The construction of the security wall that separates Israel from the West Bank – a tragic symbol of the conflict between two peoples destined to claim ownership of the same land – ended the largely Hamas-directed suicide attacks that traumatised Israelis during the second intifada. Most of the pressure and urgency for peace talks with the Palestinians seemed to be coming from not inside but outside Israel – from the US secretary of state, John Kerry, who was ultimately defeated in his courageous attempt to bring the two sides together.
Yet so fragile is the “peace” between Israel and the Palestinians that it takes the smallest spark to light the fuse of war. Against this backdrop, the kidnapping and subsequent murder of three Israeli Jewish teenagers whose bodies were found not far from the town of Halhul, near Hebron in the occupied West Bank, were always going to have dire consequences.
Israel’s prime minister, Binyamin Netanyahu, specialises in overreaction: in response to the senseless murder of the three youths and the resumption of missile attacks on southern Israel from inside Gaza, he launched a new offensive against Hamas, the ludicrously titled “Operation Protective Edge”, and, as we went to press, was mobilising for another possible land invasion of the blighted strip.
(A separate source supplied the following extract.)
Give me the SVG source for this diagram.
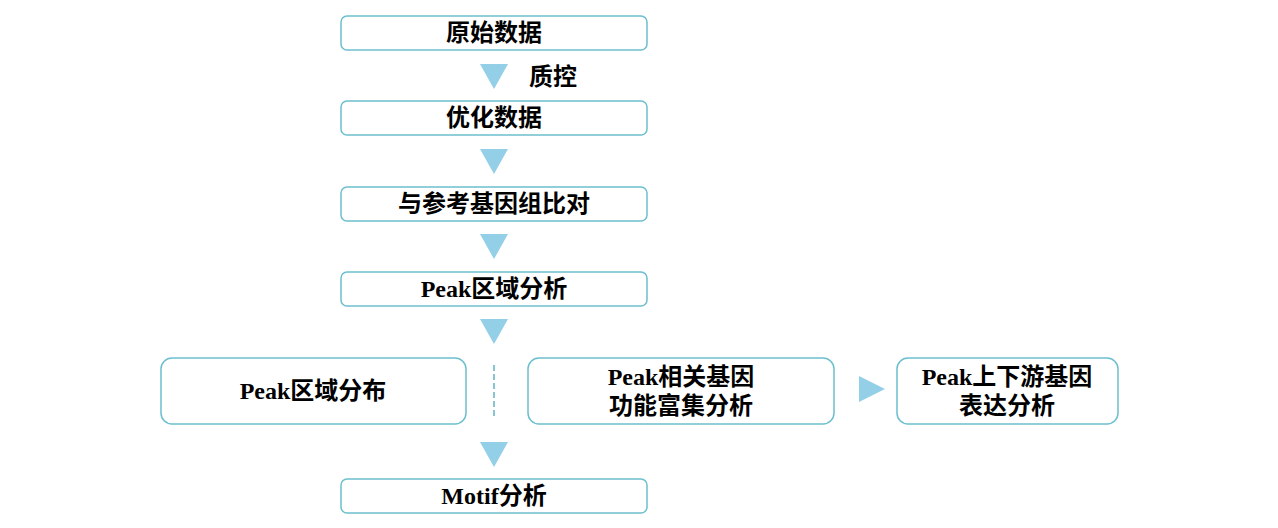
<svg xmlns="http://www.w3.org/2000/svg" width="1278" height="528" viewBox="0 0 1278 528">
<style>
.box{fill:#fff;stroke:#6cbfce;stroke-width:1.5}
.tri{fill:#93cfe7}
.t{font-family:"Liberation Serif","Noto Sans CJK SC",serif;font-weight:bold;font-size:24px;fill:#000;text-anchor:middle;dominant-baseline:central}
</style>
<rect width="1278" height="528" fill="#fff"/>
<g id="n1"><rect class="box" x="341" y="16" width="306" height="34" rx="6"/><text class="t" x="494" y="33">原始数据</text></g>
<g id="n2"><rect class="box" x="341" y="101" width="306" height="34" rx="6"/><text class="t" x="494" y="118">优化数据</text></g>
<g id="n3"><rect class="box" x="341" y="187" width="306" height="34" rx="6"/><text class="t" x="494" y="204">与参考基因组比对</text></g>
<g id="n4"><rect class="box" x="341" y="272" width="306" height="34" rx="6"/><text class="t" x="494" y="289">Peak区域分析</text></g>
<g id="n5"><rect class="box" x="161" y="358" width="305" height="66" rx="11"/><text class="t" x="313" y="391">Peak区域分布</text></g>
<g id="n6"><rect class="box" x="528" y="358" width="306" height="66" rx="11"/><text class="t" x="681" y="377">Peak相关基因</text><text class="t" x="681" y="406">功能富集分析</text></g>
<g id="n7"><rect class="box" x="897" y="358" width="221" height="66" rx="11"/><text class="t" x="1007" y="377">Peak上下游基因</text><text class="t" x="1007" y="406">表达分析</text></g>
<g id="n8"><rect class="box" x="341" y="479" width="306" height="34" rx="6"/><text class="t" x="494" y="496">Motif分析</text></g>
<g id="connectors">
<polygon class="tri" points="480,64 508,64 494,89"/>
<polygon class="tri" points="480,149 508,149 494,174"/>
<polygon class="tri" points="480,234 508,234 494,259"/>
<polygon class="tri" points="480,319 508,319 494,344"/>
<polygon class="tri" points="480,442 508,442 494,467"/>
<polygon class="tri" points="859,376 885,389 859,402"/>
<line x1="494" y1="365" x2="494" y2="419" stroke="#5fb3c4" stroke-width="1.5" stroke-dasharray="6,3"/>
<text class="t" x="553" y="77">质控</text>
</g>
</svg>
Attacking Gaza might halt rocket attacks in the short run but will do nothing in the long term except revive Hamas’s faltering reputation as the focus of Palestinian resistance. Meanwhile, the Palestinian leadership is in disarray.
Both Prime Minister Netanyahu and Mahmoud Abbas, the president of the Palestinian Authority, claim to support a two-state solution but is this now mere rhetoric? Indeed, so polarised is Israeli politics that Mr Netanyahu has emerged as something of a pragmatist when compared to belligerent right-wingers in his coalition such as Naftali Bennett, the leader of the Jewish Home party. Mr Bennett is himself a settler and a territorial maximalist who does not recognise the Palestinian claim to statehood. His influence grows.
Mr Kerry deserved credit for his attempts to revive the peace process but he is the latest in a long line of powerful politicians who have failed. No diplomatic and political initiatives can compensate for how the participants are not properly engaged, partly because they know they do not have the support of their constituencies.
Where to go from here? It is certainly time for a new generation of politicians, though there are few obvious candidates. And it is time for more imaginative thinking – time to consider constitutional and political arrangements that acknowledge the new facts on the ground. At least the settlers have been honest about the consequences of their actions: they know that expanding settlements in the West Bank and East Jerusalem has led to the demise of the ideal of two separate nations, something that, as believers in the ideology of Greater Israel, they never supported.
However, the anxiety for liberal Israelis is that a putative single, binational state would, in time, cease to be a Jewish-majority state. The Palestinians have strategic depth. They know they have the support of much of the Muslim world and that, in the absence of any progress towards a two-state solution, time is on their side. Already Israeli Arabs, who account for nearly a fifth of the population, are engaged in a struggle for civil rights.
Mr Netanyahu has spoken of the “demographic threat” to Israel. The threat is real enough but, with each passing year, the government he leads is set not on a course of peace but on one of war.